*Brief*.
Search the listing below for "matplotlib". Copy each matching line.
___ Available data ___
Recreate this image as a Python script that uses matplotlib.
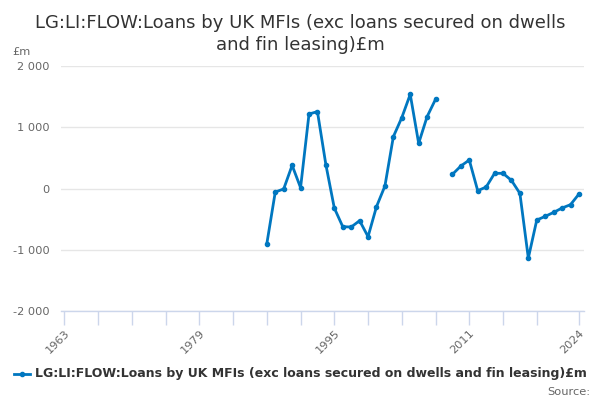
import matplotlib
matplotlib.use("Agg")
import matplotlib.pyplot as plt
import numpy as np

years = [1987, 1988, 1989, 1990, 1991, 1992, 1993, 1994, 1995, 1996, 1997, 1998,
         1999, 2000, 2001, 2002, 2003, 2004, 2005, 2006, 2007, 2008,
         2009, 2010, 2011, 2012, 2013, 2014, 2015, 2016, 2017, 2018, 2019,
         2020, 2021, 2022, 2023, 2024]
values = [-898, -55, -5, 380, 16, 1217, 1256, 391, -316, -620, -626, -522,
          -783, -294, 43, 848, 1158, 1538, 739, 1174, 1457, np.nan,
          233, 369, 467, -33, 26, 250, 250, 135, -77, -1132, -512,
          -452, -387, -316, -261, -88]

title = "LG:LI:FLOW:Loans by UK MFIs (exc loans secured on dwells\nand fin leasing)£m"
series_name = "LG:LI:FLOW:Loans by UK MFIs (exc loans secured on dwells and fin leasing)£m"
y_ticks = [-2000, -1000, 0, 1000, 2000]
x_minor_ticks = list(range(1963, 2020, 4)) + [2024]
x_labels = [1963, 1979, 1995, 2011, 2024]

color = "#0077c0"
fig = plt.figure(figsize=(6, 4), dpi=100)
ax = fig.add_axes([61/600, 1-311.3/400, (584-61)/600, (311.3-66)/400])

ax.plot(years, values, color=color, lw=2, marker="o", ms=3, zorder=3)
ax.set_xlim(1962.6, 2024.6)
ax.set_ylim(-2000, 2000)

ax.set_yticks(y_ticks)
ax.set_yticklabels([f"{v:,}".replace(",", " ") for v in y_ticks], color="#666666", fontsize=8.2)
ax.tick_params(axis="y", length=0, pad=8)
ax.grid(axis="y", color="#e6e6e6", lw=1)
ax.set_axisbelow(True)

ax.set_xticks(x_minor_ticks)
ax.set_xticklabels([str(t) if t in x_labels else "" for t in x_minor_ticks],
                   rotation=45, ha="right", rotation_mode="anchor",
                   color="#666666", fontsize=8.2)
ax.tick_params(axis="x", length=10, color="#ccd6eb", width=1, pad=2)

for s in ["top", "right", "left"]:
    ax.spines[s].set_visible(False)
ax.spines["bottom"].set_color("#ccd6eb")
ax.spines["bottom"].set_linewidth(1)

fig.text(0.5, 1-34/400, title, ha="center", va="center", fontsize=12.95,
         color="#333333", linespacing=1.3)
fig.text(12/600, 1-52/400, "£m", ha="left", va="center", fontsize=8.2, color="#666666")

# legend
ly = 1-374/400
fig.lines.append(plt.Line2D([14/600, 30/600], [ly, ly],
                            transform=fig.transFigure, color=color, lw=2))
fig.lines.append(plt.Line2D([22/600], [ly], transform=fig.transFigure,
                            color=color, marker="o", ms=3, lw=0))
fig.text(35/600, ly, series_name, ha="left", va="center", fontsize=9,
         fontweight="bold", color="#333333")
fig.text(590/600, 1-392/400, "Source:", ha="right", va="center", fontsize=8.2,
         color="#666666")

fig.savefig("out.png", dpi=100)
___
*Solution*.
Recreate this image as a Python script that uses matplotlib.
import matplotlib
matplotlib.use("Agg")
import matplotlib.pyplot as plt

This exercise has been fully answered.